Water Deeply: Does that argue for deploying more sensors, or simply mastering the tools you’re working with?
Margulis: I think it’s both. Those kinds of in-situ estimates that do exist are very, very valuable for giving us on-the-ground information. There’s also definitely a push in the scientific community to develop these kinds of methods [using satellite and airborne tools] where you’re able to get pictures of what’s going on over the full [mountain] range. Because no matter where you site these things, they are very much point-scale estimates of something that can vary considerably over time. You’re getting an estimate at a given location when what you really want is the total amount of snow over the whole range.
Water Deeply: Your study correctly predicted the drought was very unlikely to end in 2016, estimating the likelihood at only 7 percent. What are the odds in 2017?
Margulis: I wouldn’t say we correctly predicted it.
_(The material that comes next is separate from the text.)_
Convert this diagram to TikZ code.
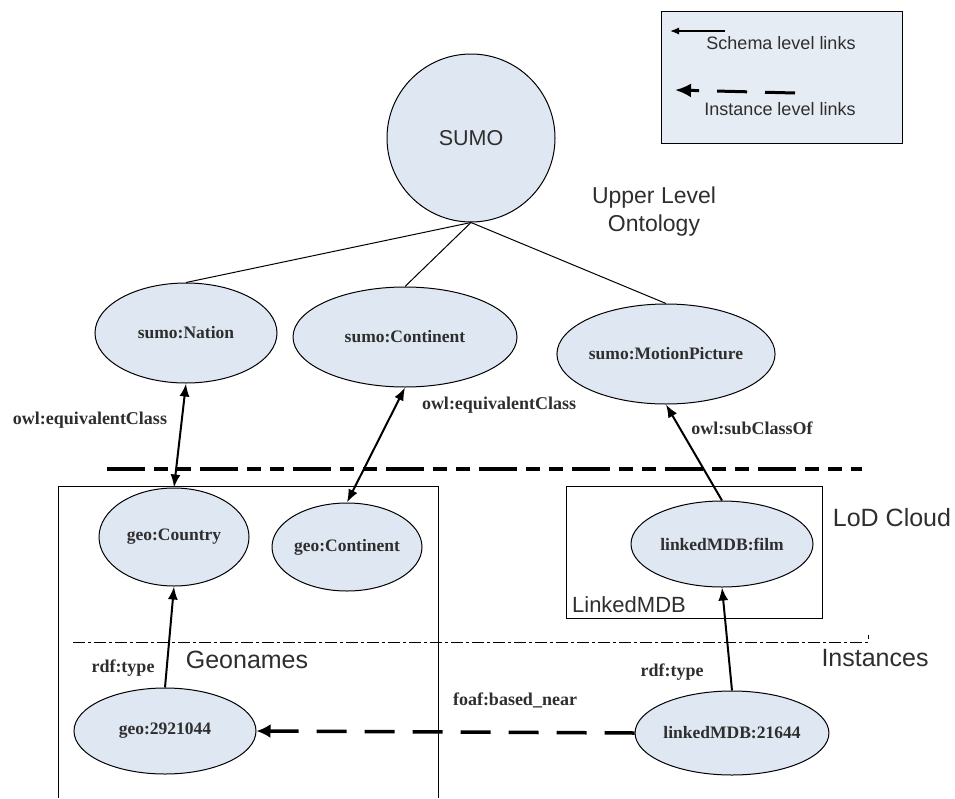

All indications are it hasn’t solved the deficit, but we haven’t confirmed that per se. Whether that’s proven, I’d be hesitant to say that matter-of-fact until we construct the snow water volumes for 2016.
We estimated what the likelihood will be out to five years. The 7 percent was the likelihood we would have expected in one year. But in our analysis, we have a probability for each year going forward. So in 2017, the probability of the deficit going to zero is about 25 percent – still rather low. Three years out, it’s about 45 percent. And then four years out, it’s a little over 60 percent. What we found is that once it’s more than 50 percent, you can think of that as, OK, it’s equally likely that it will end.
In many of the other droughts that have occurred over the years, when probabilities were greater than 50 percent that they would end in one year, they did. The only thing that’s different this year versus others is the starting point of the deficit. That’s the reason these numbers are low. It’s not projecting anything different going forward. The deficit is so large relative to anything seen over the last 65 years that it’s going to take longer to get out of that hole, in all probability.